Nyingarn Architecture

The following information is conditional upon further investigation. There are many assumptions that need to be tested with the applications and services referenced so they are subject to change.

Nyingarn can be broadly viewed as an active working space and a repository for interaction, preservation and dissemination.

  1. The working space must (these are in no particular order):
    • be user friendly;
    • identify that community approval has been sought and received;
      • for consideration: how to handle if the user doesn’t yet have approval
    • be able to mint new items;
    • be able to load items from the repository for further action;
    • be able to support running operations on data in a modular fashion;
    • be able to push content to the repository for preservation and dissemination;
  2. The repository component must:
    • enable discovery of content by type, keyword and structured data elements (people, places, topics, languages etc)
    • be based upon OCFL with RO-Crate as the description standard

A schematic of the architecture is shown following (this is still evolving so it may not be strictly correct; the requirements above are the authoritative information):

Working space

The working space will be composed of a custom built application that will guide the user through manuscript preparation. This application will help them OCR their images, mediate their usage of fromthepage for further transcription / correction, help them preserve their data in the repository.

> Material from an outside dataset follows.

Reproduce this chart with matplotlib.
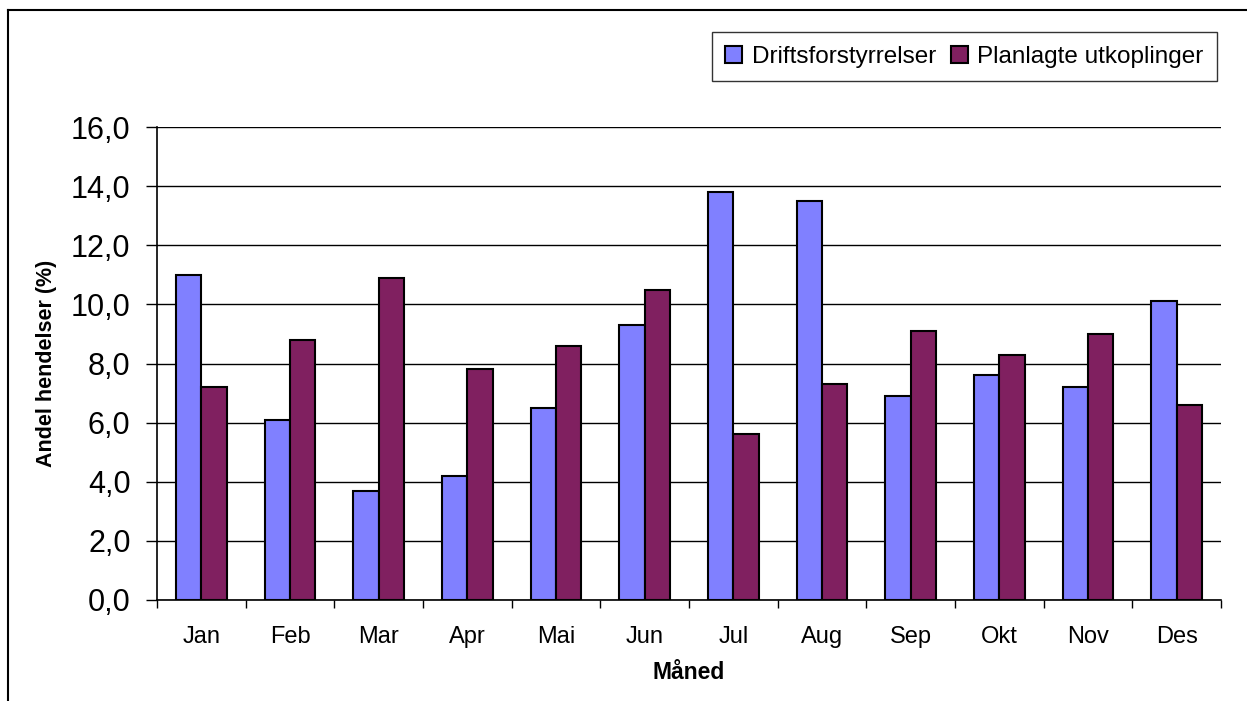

A sequence diagram illustrating the user flow in the working space follows (this is still evolving so it may not be strictly correct; the requirements above are the authoritative information):

From The Page

A From The Page service has been commissioned and is available at: https://fromthepage.nyingarn.net.

Scriptable / Batch Processing

The working space will be designed to accommodate modular data processing processes including image OCR and potentially entity and feature extraction using natural language tools.

  • A tool to batch process images using Tesseract OCR has is available from https://github.com/CoEDL/nyingarn-tesseract-processor. This tool is designed to be used standalone by the more technical user to ease the process of performing OCR on a batch of images. This capability will be integrated into the working space. The tool produces:
    • a zip file containing the images and the OCR data in a text file named as the image.
    • hocr, alto and box outputs

Working storage

In order to support compatibility with the AWS public cloud and to simplify scaling up the deployment the storage will be designed around an S3 API compatible service provided by the https://min.io/ object storage service.

Repository

not yet written

Code, Licensing, Principles

All code will be released with the GPLv3 license and it will be available from either the CoEDL GitHub organisation or the ArkistoPlatform GitHub organisation.

As much as possible existing tools and services will be integrated with development focused on providing a coherent user experience around those services. As much as possible tools and processes will be modular and containerised in order to support reproducibility in deployment and ease of use by others.